Face Frame vs. Frameless: Not Interchangeable
Face frame hinges account for the frame thickness in how the mounting plate positions the door. Standard face frame hinges are designed for 3/4-inch frame stock. Frameless hinges mount directly to the cabinet side panel edge. Using face frame hinges on a frameless cabinet — or vice versa — produces doors that are incorrectly positioned regardless of what adjustments you make. Know which type of cabinet you’re building before you order anything.
The 35mm Cup Is the Standard
Almost every European-style cabinet hinge uses a 35mm cup requiring a 35mm Forstner bit at 12-13mm depth. That dimension is consistent across full overlay, half overlay, and inset versions. Drill all your cup holes identically. The hinge arm and mounting plate determine door position — the cup is just the cup. A 35mm Forstner from Freud or similar quality brand gives you a clean, consistent hole that the hinge snaps into without slop.
Mounting Plates Give You Fine Adjustment
Some manufacturers offer plates in different thicknesses — 0mm, +3mm, -3mm — that shift door position slightly without changing anything else. These are interchangeable on the same screw pattern. If a door is close but not quite right after installation, trying a different plate often fixes it without re-drilling. Worth knowing before you reach for the drill and make the situation worse.
The Adjustment Range
Quality Blum or Grass hinges adjust in three directions: depth (in-out), height (up-down), and lateral (side-to-side), typically ±2mm each direction. That’s enough to correct minor installation errors and align doors across a run. Cheap hinges often have no real adjustment capability, which makes door alignment nearly impossible without perfect initial placement. On kitchen cabinets or any built-ins with multiple doors, that adjustment range earns its cost every time you use it.
Opening Angle
Standard hinges open 95-110 degrees. Wide-angle hinges open to 165-175 degrees, useful for pantry cabinets or anywhere you need to swing a door fully out of the way for access. They’re a few dollars more per hinge. On a tall pantry where you’re reaching deep inside, the wide-angle opening is genuinely useful rather than just a spec difference.

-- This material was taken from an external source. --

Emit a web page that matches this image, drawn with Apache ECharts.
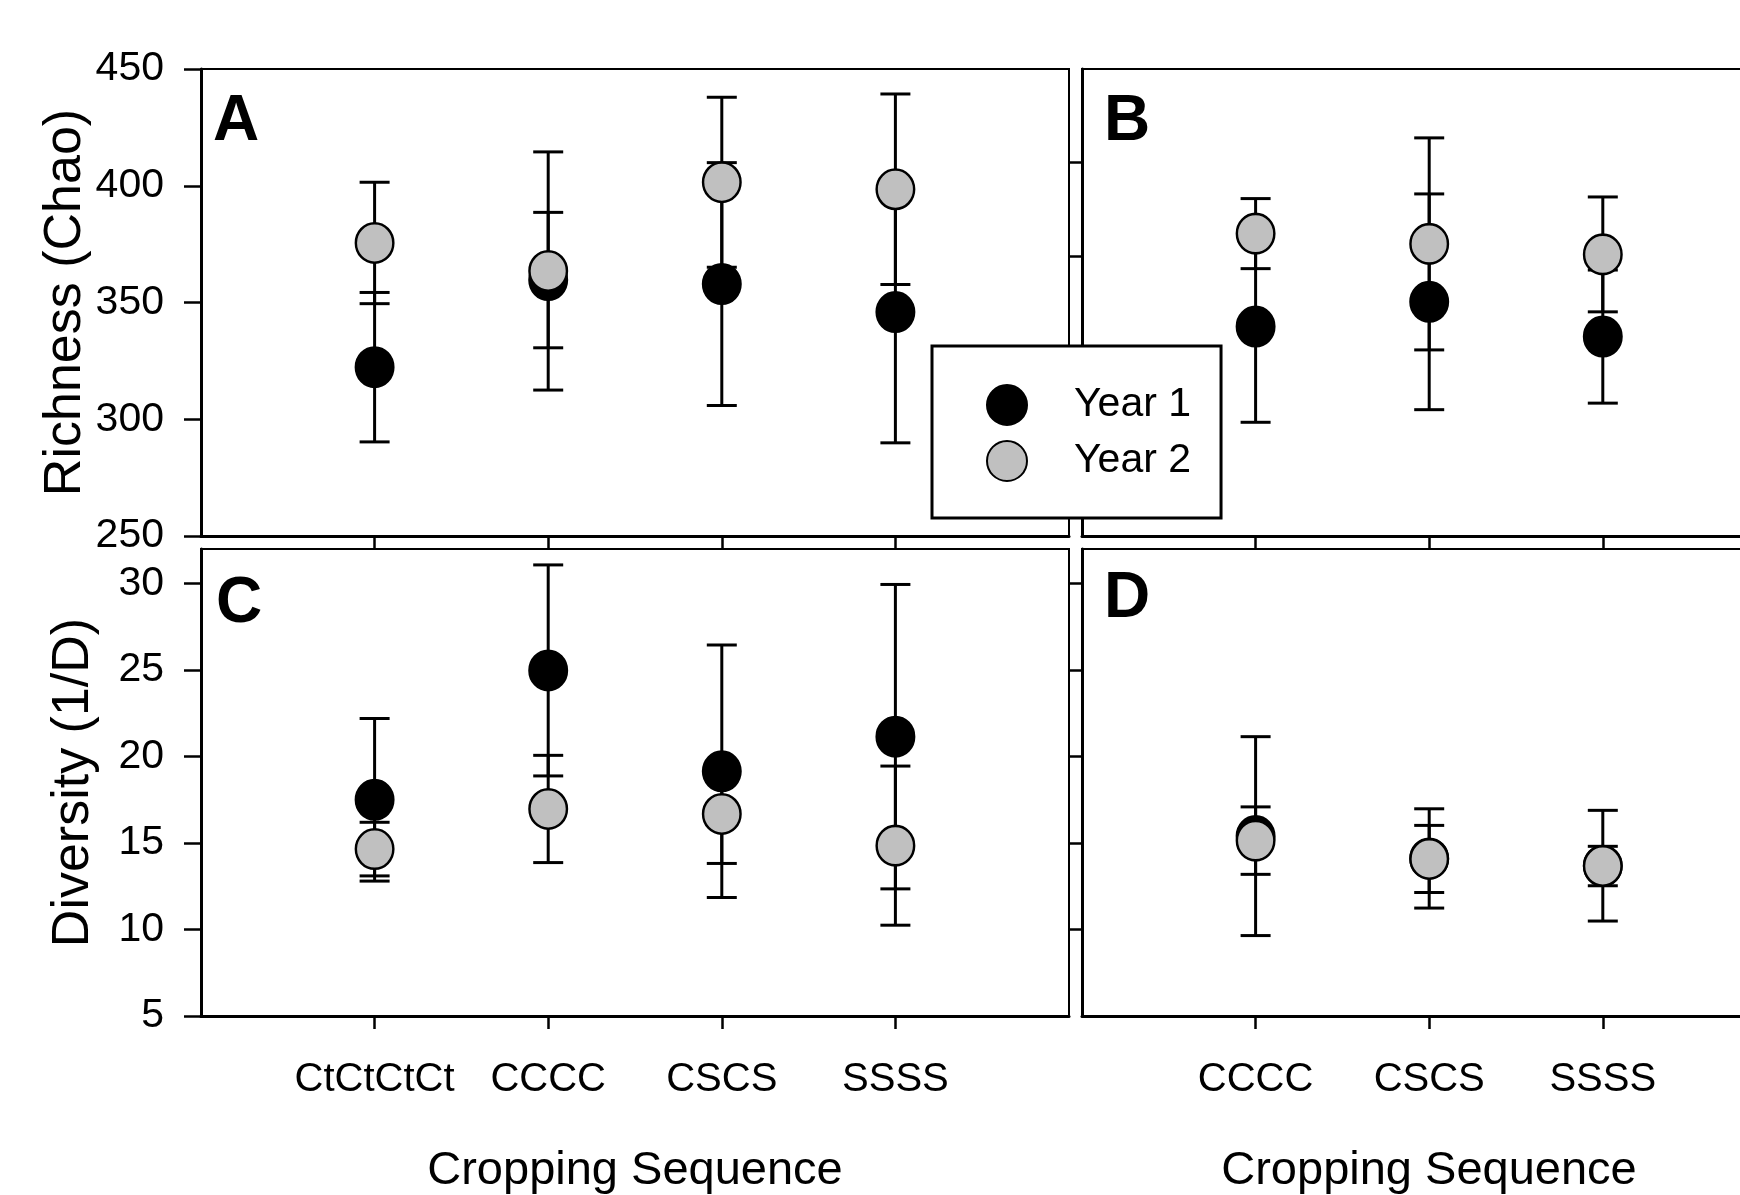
<!DOCTYPE html>
<html>
<head>
<meta charset="utf-8">
<script src="https://cdn.jsdelivr.net/npm/echarts@6/dist/echarts.min.js"></script>
<style>
  html, body { margin: 0; padding: 0; background: #fff; }
  #chart { width: 1740px; height: 1195px; }
</style>
</head>
<body>
<div id="chart"></div>
<script>
// cropping sequences (left panels A/C, right panels B/D)
const seqLeft = ['CtCtCtCt', 'CCCC', 'CSCS', 'SSSS'];
const seqRight = ['CCCC', 'CSCS', 'SSSS'];

// tick labels
const richTicks = [250, 300, 350, 400, 450];
const divTicks = [5, 10, 15, 20, 25, 30];

// A: richness, left panel
const richA1 = [322.3, 359.6, 357.9, 345.9];
const richA1Err = [32, 29, 52, 56];
const richA2 = [375.5, 363.5, 401.5, 398.5];
const richA2Err = [26, 51, 36.4, 40.8];

// B: richness, right panel
const richB1 = [339.7, 350.3, 335.4];
const richB1Err = [41, 46.2, 28.5];
const richB2 = [379.5, 375.1, 370.6];
const richB2Err = [15, 45.4, 24.6];

// C: diversity, left panel
const divC1 = [17.5, 24.98, 19.15, 21.15];
const divC1Err = [4.7, 6.1, 7.3, 8.8];
const divC2 = [14.65, 16.97, 16.68, 14.85];
const divC2Err = [1.55, 3.1, 2.86, 4.6];

// D: diversity, right panel
const divD1 = [15.4, 14.11, 13.69];
const divD1Err = [5.75, 2.87, 3.2];
const divD2 = [15.14, 14.08, 13.67];
const divD2Err = [1.95, 1.94, 1.14];

const FONT = '"Liberation Sans", Arial, sans-serif';
const BLACK = '#000';
const GREY = '#c0c0c0';

const chart = echarts.init(document.getElementById('chart'));

function makeGrid(left, top) {
  // right panels run past the page edge, like the reference
  return {
    left: left, top: top, width: 868, height: 467,
    outerBoundsMode: 'none', containLabel: false,
    show: true, borderColor: BLACK, borderWidth: 2, backgroundColor: 'transparent'
  };
}

function makeX(gridIndex, cats, showLabels) {
  const vals = cats.map((c, i) => i + 1);
  return {
    gridIndex: gridIndex, type: 'value', min: 0, max: 5, interval: 1,
    axisLine: { onZero: false, lineStyle: { color: BLACK, width: 3 } },
    axisTick: { customValues: vals, length: 13, lineStyle: { color: BLACK, width: 2.5 } },
    axisLabel: {
      show: showLabels, customValues: vals, margin: 44,
      fontSize: 40, color: BLACK, fontFamily: FONT,
      formatter: v => cats[v - 1] || ''
    },
    splitLine: { show: false }
  };
}

function makeY(gridIndex, min, max, interval, tickVals, labelled, name) {
  return {
    gridIndex: gridIndex, type: 'value', min: min, max: max, interval: interval,
    name: name || '', nameLocation: 'middle', nameGap: 101,
    nameTextStyle: { fontSize: 52, color: BLACK, fontFamily: FONT },
    axisLine: { lineStyle: { color: BLACK, width: 3 } },
    axisTick: { customValues: tickVals, length: labelled ? 17 : 12, lineStyle: { color: BLACK, width: 2.5 } },
    axisLabel: {
      show: labelled, customValues: tickVals, margin: 37,
      fontSize: 41, color: BLACK, fontFamily: FONT
    },
    splitLine: { show: false }
  };
}

function points(name, g, means, color) {
  return {
    type: 'scatter', name: name, xAxisIndex: g, yAxisIndex: g,
    data: means.map((m, i) => [i + 1, m]),
    symbol: 'circle', symbolSize: [37.5, 39.5], symbolKeepAspect: false,
    itemStyle: { color: color, borderColor: BLACK, borderWidth: 2.5, opacity: 1 },
    emphasis: { disabled: true },
    z: 3
  };
}

function errorBars(name, g, means, errs) {
  return {
    type: 'custom', name: name, xAxisIndex: g, yAxisIndex: g,
    data: means.map((m, i) => [i + 1, m - errs[i], m + errs[i]]),
    renderItem: function (params, api) {
      const x = api.value(0);
      const lo = api.coord([x, api.value(1)]);
      const hi = api.coord([x, api.value(2)]);
      const hw = 15;
      const style = { stroke: BLACK, lineWidth: 3 };
      return {
        type: 'group',
        children: [
          { type: 'line', shape: { x1: lo[0], y1: lo[1], x2: hi[0], y2: hi[1] }, style: style },
          { type: 'line', shape: { x1: lo[0] - hw, y1: lo[1], x2: lo[0] + hw, y2: lo[1] }, style: style },
          { type: 'line', shape: { x1: hi[0] - hw, y1: hi[1], x2: hi[0] + hw, y2: hi[1] }, style: style }
        ]
      };
    },
    silent: true,
    z: 2
  };
}

const letterStyle = { fontSize: 64, fontWeight: 'bold', color: BLACK, fontFamily: FONT };
const titleStyle = { fontSize: 47, fontWeight: 'normal', color: BLACK, fontFamily: FONT };

chart.setOption({
  animation: false,
  backgroundColor: '#fff',
  title: [
    { text: 'A', left: 213, top: 90, padding: 0, textStyle: letterStyle },
    { text: 'B', left: 1104, top: 90, padding: 0, textStyle: letterStyle },
    { text: 'C', left: 216, top: 572, padding: 0, textStyle: letterStyle },
    { text: 'D', left: 1104, top: 567, padding: 0, textStyle: letterStyle },
    { text: 'Cropping Sequence', left: 635, top: 1148, textAlign: 'center', padding: 0, textStyle: titleStyle },
    { text: 'Cropping Sequence', left: 1429, top: 1148, textAlign: 'center', padding: 0, textStyle: titleStyle }
  ],
  legend: {
    data: ['Year 1', 'Year 2'],
    orient: 'vertical',
    left: 932, top: 346,
    padding: [38, 30, 36, 54],
    itemWidth: 40, itemHeight: 42, itemGap: 14,
    borderColor: BLACK, borderWidth: 3, borderRadius: 0,
    backgroundColor: '#fff',
    selectedMode: false,
    textStyle: { fontSize: 41, color: BLACK, fontFamily: FONT, padding: [0, 0, 0, 42] },
    z: 10
  },
  grid: [
    makeGrid(201, 69),
    makeGrid(1082, 69),
    makeGrid(201, 549),
    makeGrid(1082, 549)
  ],
  xAxis: [
    makeX(0, seqLeft, false),
    makeX(1, seqRight, false),
    makeX(2, seqLeft, true),
    makeX(3, seqRight, true)
  ],
  yAxis: [
    makeY(0, 250, 450, 50, richTicks, true, 'Richness (Chao)'),
    makeY(1, 250, 450, 40, [290, 330, 370, 410], false),
    makeY(2, 5, 32, 5, divTicks, true, 'Diversity (1/D)'),
    makeY(3, 5, 32, 5, [10, 15, 20, 25, 30], false)
  ],
  series: [
    errorBars('A Year 1 SE', 0, richA1, richA1Err),
    errorBars('A Year 2 SE', 0, richA2, richA2Err),
    errorBars('B Year 1 SE', 1, richB1, richB1Err),
    errorBars('B Year 2 SE', 1, richB2, richB2Err),
    errorBars('C Year 1 SE', 2, divC1, divC1Err),
    errorBars('C Year 2 SE', 2, divC2, divC2Err),
    errorBars('D Year 1 SE', 3, divD1, divD1Err),
    errorBars('D Year 2 SE', 3, divD2, divD2Err),
    points('Year 1', 0, richA1, BLACK),
    points('Year 2', 0, richA2, GREY),
    points('Year 1', 1, richB1, BLACK),
    points('Year 2', 1, richB2, GREY),
    points('Year 1', 2, divC1, BLACK),
    points('Year 2', 2, divC2, GREY),
    points('Year 1', 3, divD1, BLACK),
    points('Year 2', 3, divD2, GREY)
  ]
});
</script>
</body>
</html>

Soft-Close Is Worth It on Kitchen and Bath
Soft-close slows the door in the last few inches of travel to prevent slamming. The damping mechanism is in the hinge arm, so it works the same across overlay styles. Expect $3-8 more per hinge. On kitchen and bathroom cabinets that get opened and closed dozens of times a day, it prevents the cumulative damage that a slamming door does to cabinet boxes over years of use. I spec soft-close on every kitchen I build now without really thinking about it anymore.
Load Rating and When to Add Hinges
Standard cabinet hinges support around 30-35 pounds per pair. Heavy cabinet doors — thick solid wood panels, glass inserts, or oversized sizes — need either additional hinges or heavy-duty versions. Overlay style doesn’t meaningfully change load capacity. What matters is hinge arm construction and the number of hinges. When in doubt, add a third hinge rather than wonder later.
Choosing the Right Hinge: The Short Version
Frameless cabinet, exterior door: full overlay, frameless version. Frameless cabinet, shared partition: half overlay, frameless version. Face frame cabinet: specify face frame version in the correct overlay style — full overlay is most common, inset for furniture-style applications. Measure your actual application. Full overlay should cover the panel edge completely. Half overlay lets two doors close against a shared partition without interference. Inset positions the door flush with the face frame. Match the hinge to what you measured. That’s the whole decision.